La leçon de piano

J’ai trois ans, je découvre le compagnon de ma vie. De grosses larmes coulent sur mes joues, je suis émerveillée par sa sonorité. C’est le premier grand moment de notre vie à deux. À cinq ans, je suis à ma première leçon chez mademoiselle Cousineau, une vieille dame aux dents jaunies par l’âge. Assise sur un banc tournant, les pieds pendants, je découvre l’essence du clavier. Je dois retrouver tous les do, les ré, les mi... Ce n’était vraiment pas vraiment l’idée que j’avais de la musique. Mais, puisque c’est comme ça, je suis revenue tous les lundis apprendre les rudiments musicaux sous la bonne garde de M. Aaron et les conseils de mademoiselle Cousineau.

De l’école Cousineau, je suis passée à l’école Galipeau et par la suite, j’ai rencontré Madame Glimois. D’origine française, elle a mis beaucoup de lumière et de couleurs dans ma vie aux contours difficiles. Elle a éveillé en moi le goût du voyage. Elle m’a initiée aux prestations devant public. Pour la passation de nos examens au conservatoire, elle nous y menait dans sa Citroën. Imaginez, une Citroën il y a près de cinquante ans, c’était... particulier. Quand on a 9 ans, le conservatoire, c’est impressionnant ! Les grandes salles, les parquets. Grâce à elle, j’ai découvert la culture. Un jour, elle est partie sans laisser d’avis. Quel deuil ! C’était une enseignante hors de l’ordinaire ; elle me laissait aimer la musique au lieu de me l’imposer.

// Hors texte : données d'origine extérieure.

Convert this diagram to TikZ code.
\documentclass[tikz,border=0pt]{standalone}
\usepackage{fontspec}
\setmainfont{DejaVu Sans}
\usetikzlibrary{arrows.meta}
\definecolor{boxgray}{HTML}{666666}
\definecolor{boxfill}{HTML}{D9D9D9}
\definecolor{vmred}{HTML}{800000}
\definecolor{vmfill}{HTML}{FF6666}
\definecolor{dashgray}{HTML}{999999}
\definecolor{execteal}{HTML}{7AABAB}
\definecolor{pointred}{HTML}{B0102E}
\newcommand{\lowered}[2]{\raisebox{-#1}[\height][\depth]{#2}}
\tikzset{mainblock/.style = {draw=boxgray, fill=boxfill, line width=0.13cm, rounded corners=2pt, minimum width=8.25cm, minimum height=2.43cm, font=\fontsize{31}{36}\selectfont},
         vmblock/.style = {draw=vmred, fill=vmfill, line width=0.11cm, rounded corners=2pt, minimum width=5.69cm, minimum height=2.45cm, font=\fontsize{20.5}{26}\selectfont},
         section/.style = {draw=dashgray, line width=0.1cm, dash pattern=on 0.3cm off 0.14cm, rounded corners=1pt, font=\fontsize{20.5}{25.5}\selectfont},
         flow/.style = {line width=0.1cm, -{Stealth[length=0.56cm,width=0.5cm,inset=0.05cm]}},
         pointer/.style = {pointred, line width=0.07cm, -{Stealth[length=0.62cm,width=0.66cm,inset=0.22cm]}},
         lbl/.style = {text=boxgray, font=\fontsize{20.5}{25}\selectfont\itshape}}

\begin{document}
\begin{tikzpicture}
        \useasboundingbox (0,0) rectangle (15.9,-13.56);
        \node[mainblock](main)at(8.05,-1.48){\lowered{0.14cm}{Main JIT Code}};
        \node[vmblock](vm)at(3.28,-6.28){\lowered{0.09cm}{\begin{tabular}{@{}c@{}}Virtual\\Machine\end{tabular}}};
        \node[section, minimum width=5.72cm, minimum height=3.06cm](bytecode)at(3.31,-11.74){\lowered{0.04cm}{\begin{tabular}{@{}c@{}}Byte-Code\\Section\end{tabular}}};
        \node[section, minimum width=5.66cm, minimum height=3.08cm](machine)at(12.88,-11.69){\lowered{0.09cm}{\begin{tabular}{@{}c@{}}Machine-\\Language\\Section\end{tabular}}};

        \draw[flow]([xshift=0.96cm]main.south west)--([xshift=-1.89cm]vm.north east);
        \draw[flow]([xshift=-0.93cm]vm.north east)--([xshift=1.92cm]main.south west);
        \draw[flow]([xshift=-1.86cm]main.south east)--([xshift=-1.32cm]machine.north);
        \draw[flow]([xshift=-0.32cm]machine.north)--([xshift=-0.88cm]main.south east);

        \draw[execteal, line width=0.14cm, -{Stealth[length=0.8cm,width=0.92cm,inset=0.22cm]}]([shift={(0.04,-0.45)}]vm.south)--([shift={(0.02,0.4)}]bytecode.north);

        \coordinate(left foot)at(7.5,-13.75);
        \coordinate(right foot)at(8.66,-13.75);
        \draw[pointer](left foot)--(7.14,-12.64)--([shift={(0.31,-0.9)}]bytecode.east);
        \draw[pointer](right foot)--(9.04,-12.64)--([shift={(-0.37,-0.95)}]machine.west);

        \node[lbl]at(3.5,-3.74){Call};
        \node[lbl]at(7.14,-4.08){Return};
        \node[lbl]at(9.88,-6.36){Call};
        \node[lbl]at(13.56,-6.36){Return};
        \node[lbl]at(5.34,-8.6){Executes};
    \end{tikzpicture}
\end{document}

Une aveugle lui a succédé. Changement de professeur, autre méthode. Elle me fit le coup des échelles et des serpents. Elle me ramena à une case antérieure en me faisant reprendre les pièces déjà apprises. Je perdis tout intérêt pour la musique. Cette dame aveugle ne pouvait lire mon désarroi. J’étais en deuil de madame Glimois. Dommage, c’était une excellente enseignante, mais je n’étais pas en état de l’apprécier.

À l’aube de l’adolescence, plus rebelle que jamais, ces changements constants m’ont menée à cesser les leçons de piano. Ma mère outrée m’a alors interdit de jouer toute partition classique. Pensez-vous que je me suis arrêtée là ? Non. J’ai développé mon oreille musicale et joué pour différents publics.

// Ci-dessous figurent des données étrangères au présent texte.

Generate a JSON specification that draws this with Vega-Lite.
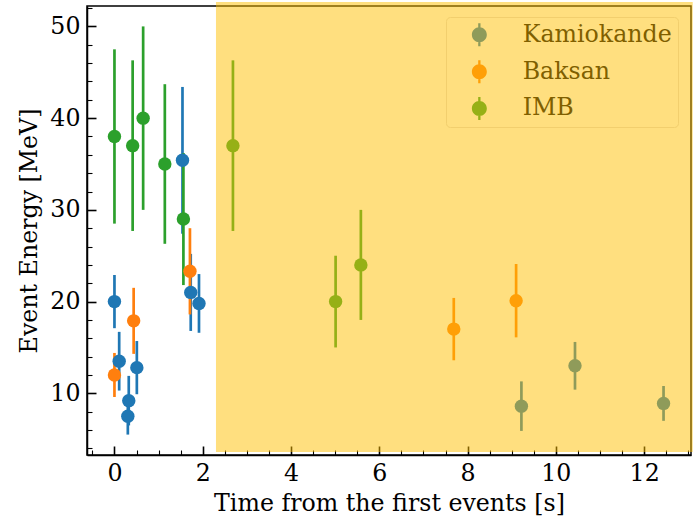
{
  "$schema": "https://vega.github.io/schema/vega-lite/v6.json",
  "width": 604,
  "height": 449,
  "autosize": {"type": "none"},
  "padding": {"left": 87, "top": 6, "right": 2, "bottom": 64},
  "background": "white",
  "datasets": {
    "events": [
      {"detector": "Kamiokande", "t": 0.0, "E": 20.0, "err": 2.9},
      {"detector": "Kamiokande", "t": 0.107, "E": 13.5, "err": 3.2},
      {"detector": "Kamiokande", "t": 0.303, "E": 7.5, "err": 2.0},
      {"detector": "Kamiokande", "t": 0.324, "E": 9.2, "err": 2.7},
      {"detector": "Kamiokande", "t": 0.507, "E": 12.8, "err": 2.9},
      {"detector": "Kamiokande", "t": 1.541, "E": 35.4, "err": 8.0},
      {"detector": "Kamiokande", "t": 1.728, "E": 21.0, "err": 4.2},
      {"detector": "Kamiokande", "t": 1.915, "E": 19.8, "err": 3.2},
      {"detector": "Kamiokande", "t": 9.219, "E": 8.6, "err": 2.7},
      {"detector": "Kamiokande", "t": 10.433, "E": 13.0, "err": 2.6},
      {"detector": "Kamiokande", "t": 12.439, "E": 8.9, "err": 1.9},
      {"detector": "Baksan", "t": 0.0, "E": 12.0, "err": 2.4},
      {"detector": "Baksan", "t": 0.435, "E": 17.9, "err": 3.6},
      {"detector": "Baksan", "t": 1.71, "E": 23.3, "err": 4.7},
      {"detector": "Baksan", "t": 7.687, "E": 17.0, "err": 3.4},
      {"detector": "Baksan", "t": 9.099, "E": 20.1, "err": 4.0},
      {"detector": "IMB", "t": 0.0, "E": 38.0, "err": 9.5},
      {"detector": "IMB", "t": 0.412, "E": 37.0, "err": 9.3},
      {"detector": "IMB", "t": 0.65, "E": 40.0, "err": 10.0},
      {"detector": "IMB", "t": 1.141, "E": 35.0, "err": 8.7},
      {"detector": "IMB", "t": 1.562, "E": 29.0, "err": 7.2},
      {"detector": "IMB", "t": 2.684, "E": 37.0, "err": 9.3},
      {"detector": "IMB", "t": 5.01, "E": 20.0, "err": 5.0},
      {"detector": "IMB", "t": 5.582, "E": 24.0, "err": 6.0}
    ],
    "window": [
      {"t0": 2.3, "t1": 13.1, "E0": 3.6, "E1": 52.65}
    ]
  },
  "layer": [
    {
      "data": {"name": "events"},
      "mark": {"type": "errorbar", "thickness": 2.7},
      "encoding": {
        "yError": {"field": "err"},
        "color": {
          "field": "detector",
          "type": "nominal",
          "scale": {"domain": ["Kamiokande", "Baksan", "IMB"], "range": ["#1f77b4", "#ff7f0e", "#2ca02c"]},
          "legend": null
        }
      }
    },
    {
      "data": {"name": "events"},
      "mark": {"type": "point", "shape": "circle", "filled": true, "opacity": 1, "size": 180},
      "encoding": {
        "color": {
          "field": "detector",
          "type": "nominal",
          "scale": {"domain": ["Kamiokande", "Baksan", "IMB"], "range": ["#1f77b4", "#ff7f0e", "#2ca02c"]},
          "legend": null
        }
      }
    },
    {
      "data": {"name": "events"},
      "mark": {"type": "point", "shape": "circle", "filled": true, "opacity": 0, "size": 10},
      "encoding": {
        "fill": {
          "field": "detector",
          "type": "nominal",
          "sort": ["Kamiokande", "Baksan", "IMB"],
          "scale": {"range": ["#8F9B5A", "#FF9F07", "#96B016"]},
          "legend": {
            "title": null,
            "orient": "none",
            "legendX": 359,
            "legendY": 11,
            "symbolOpacity": 1
          }
        }
      }
    },
    {
      "data": {"name": "window"},
      "mark": {"type": "rect", "color": "#FFBF00", "opacity": 0.5, "clip": false},
      "encoding": {
        "x": {"field": "t0", "type": "quantitative", "title": "Time from the first events [s]"},
        "x2": {"field": "t1"},
        "y": {"field": "E0", "type": "quantitative", "title": "Event Energy [MeV]"},
        "y2": {"field": "E1"}
      }
    }
  ],
  "encoding": {
    "x": {
      "field": "t",
      "type": "quantitative",
      "title": "Time from the first events [s]",
      "scale": {"domain": [-0.622, 13.061], "nice": false, "zero": false},
      "axis": {
        "values": [-0.5, 0, 0.5, 1, 1.5, 2, 2.5, 3, 3.5, 4, 4.5, 5, 5.5, 6, 6.5, 7, 7.5, 8, 8.5, 9, 9.5, 10, 10.5, 11, 11.5, 12, 12.5, 13],
        "labelExpr": "datum.value % 2 === 0 ? format(datum.value, 'd') : ''",
        "labelPadding": 15,
        "titlePadding": 3,
        "tickSize": {"condition": {"test": "datum.value % 2 === 0", "value": -9}, "value": -5},
        "tickWidth": {"condition": {"test": "datum.value % 2 === 0", "value": 1.6}, "value": 1.1}
      }
    },
    "y": {
      "field": "E",
      "type": "quantitative",
      "title": "Event Energy [MeV]",
      "scale": {"domain": [3.275, 52.225], "nice": false, "zero": false},
      "axis": {
        "values": [4, 6, 8, 10, 12, 14, 16, 18, 20, 22, 24, 26, 28, 30, 32, 34, 36, 38, 40, 42, 44, 46, 48, 50, 52],
        "labelExpr": "datum.value % 10 === 0 ? format(datum.value, 'd') : ''",
        "labelPadding": 16,
        "titlePadding": 8,
        "tickSize": {"condition": {"test": "datum.value % 10 === 0", "value": -9}, "value": -5},
        "tickWidth": {"condition": {"test": "datum.value % 10 === 0", "value": 1.6}, "value": 1.1}
      }
    }
  },
  "config": {
    "font": "DejaVu Serif",
    "view": {"stroke": "black", "strokeWidth": 1.5},
    "axis": {
      "grid": false,
      "domainColor": "black",
      "domainWidth": 1.5,
      "tickColor": "black",
      "labelColor": "black",
      "titleColor": "black",
      "labelFont": "DejaVu Serif",
      "titleFont": "DejaVu Serif",
      "labelFontSize": 23.7,
      "titleFontSize": 23.7,
      "titleFontWeight": "normal",
      "labelFlush": false,
      "labelOverlap": false
    },
    "legend": {
      "padding": 6,
      "symbolOffset": 15.5,
      "labelOffset": 31.5,
      "rowPadding": 11.8,
      "symbolType": "M-0.1,-1H0.1V1H-0.1Z M-0.65,0A0.65,0.65,0,1,1,0.65,0A0.65,0.65,0,1,1,-0.65,0Z",
      "symbolSize": 529,
      "symbolStrokeWidth": 0,
      "symbolOpacity": 1,
      "labelFont": "DejaVu Serif",
      "labelFontSize": 23.7,
      "labelColor": "#805F00",
      "fillColor": "#FFDF7F",
      "strokeColor": "#F2CF6E",
      "cornerRadius": 4
    }
  }
}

Lors du carnaval d’hiver au secondaire, je fus désignée pour représenter notre classe. J’avais choisi La bohème de Charles Aznavour. Au local étudiant du collège Montmorency, nous étions plusieurs à nous partager l’instrument. C’était le temps de Charlebois, de Véronique Samson, de Beau Dommage. Mes années en milieu communautaire ont donné lieu à plusieurs 5 à 7, dans un petit bar où logeait un vieux piano. J’étais plus à l’aise au clavier pour communiquer mes états d’âme.

Au fil du temps, mes doigts ont caressé de nombreuses touches, dans différents pays. Que de fois, ai-je joué à l’occasion des fêtes pour les milieux où je travaillais. J’ai toujours cru au pouvoir de la musique pour soigner l’âme. Enseigner le piano à des enfants, être bénévole dans une classe de musique, chanter dans une chorale, aller jouer du piano pour les aînés me permet de communiquer mon amour de la musique. Je sais difficilement résister à l’appel de ce magnifique instrument. Il a été mon plus fidèle compagnon, ma plus belle histoire d’amour.